獲得球団が現れず、バッティングセンター通いをしていた2年前の開幕時を思い返せば、夢のようだ。7月で40歳を迎える今年、DeNA中村紀洋が開幕から絶好調。早くも20号を放った4番・ブランコの後ろに控える『恐怖の5番打者』として、DeNA打線を牽引している。5月5日には、日本での通算2千本安打を達成。5月15日の試合終了後には、3度目となるFA権を取得した。
中村紀洋といえば、ネット上で「悪人の『黒ノリ』と善人の『白ノリ』が同居する」と言われ、大の人気者である。解雇などの劣勢に立たされると、丸坊主で反省の意を示し、『白ノリ』に変身。持ち前の潜在能力の高さを発揮し、成績を残す。すると、天狗になってしまうのか、首脳陣批判などをする『黒ノリ』が顔を出す。
3度目のFAを獲得した今、ちょうど『白ノリ』から『黒ノリ』への転換期ではないかと心配の声が上がっている。 そこで、FA再取得以降の試合を見ると、驚愕の事実が浮かび上がってきた。
5月17日 日本ハム 5打数 1安打
5月18日 日本ハム 股関節痛のため欠場
5月19日 オリックス 4打数 0安打
5月20日 オリックス 4打数 0安打
5月22日 ソフトバンク 4打数 1安打
計 17打数 2安打 打率.118 0本 1点
それまで3割5分3厘を記録していたのに、急に打てなくなってきたのだ。
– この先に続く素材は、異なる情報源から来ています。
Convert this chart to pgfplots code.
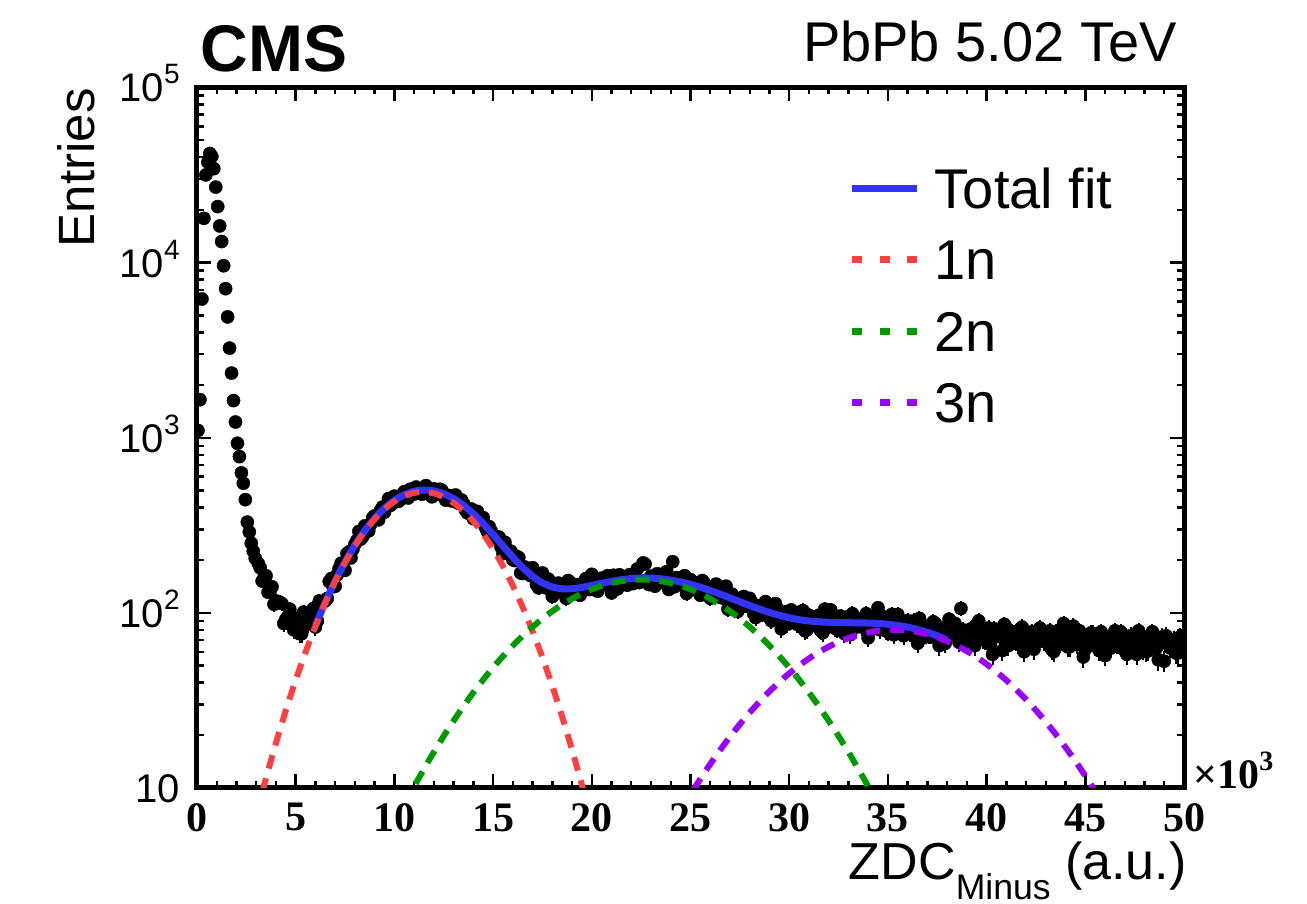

あるスポーツライターはこう読む。
「驕りの気持ちが出てきたわけではないと思いますよ(笑)。開幕からずっと好調だったので、そろそろ停滞期に入る頃。1シーズン、不調の時期がない選手なんていませんからね。たまたま、FA再取得時期と不調が重なっただけでしょう。22日のソフトバンク戦では、外角の球を逆らわずにライトにタイムリーを打っていますし、これからまた盛り返しますよ。ただ、股関節が痛いと言って欠場したのは少し気になりますね」
ノリさんにはこんな過去もある。
FA権取得について、スポーツニッポンの取材に対し、「このチームに救ってもらって、2000安打も達成できた。熱い声援を送ってくれるファンの存在に感動しているし、力になっている。CS進出、優勝が恩返しになると考えている。できればここ(DeNA)で骨をうずめたい気持ちがある」と話したというが、実は08年の中日時代に2度目のFA権を取得した際にも似たようなことを語っていた。
「2度目のFA権取得の心境? 興味がない。使いみち? 何度も言うけど興味がないですね。まあ、それだけ長く野球をやらせていただいている結果。ドラゴンズには本当に感謝しています」(2008年4月15日の中日スポーツより)
06年オフに契約交渉でオリックスと揉め、自由契約に。翌年になってもなかなか声をかける球団が現れなかった。そこに、落合監督が手を差し伸べ、中日が育成選手として契約。ノリさんは背番号205から這い上がり、支配下登録を勝ち取り、レギュラーも獲得。日本シリーズではMVPに輝き、お立ち台で号泣した。
このような経緯から、上記のようなコメントは信憑性があり、誰もが「まさか中日に足を向けるようなことはしないだろう」とタカをくくっていた。
しかし、ノリさんはシーズンオフにまさかのFA宣言で、楽天へ移籍したのだ。
歴史は繰り返す。耳にタコができるほど聞かれる言葉だが、ノリさんの人生にも当てはまるのか。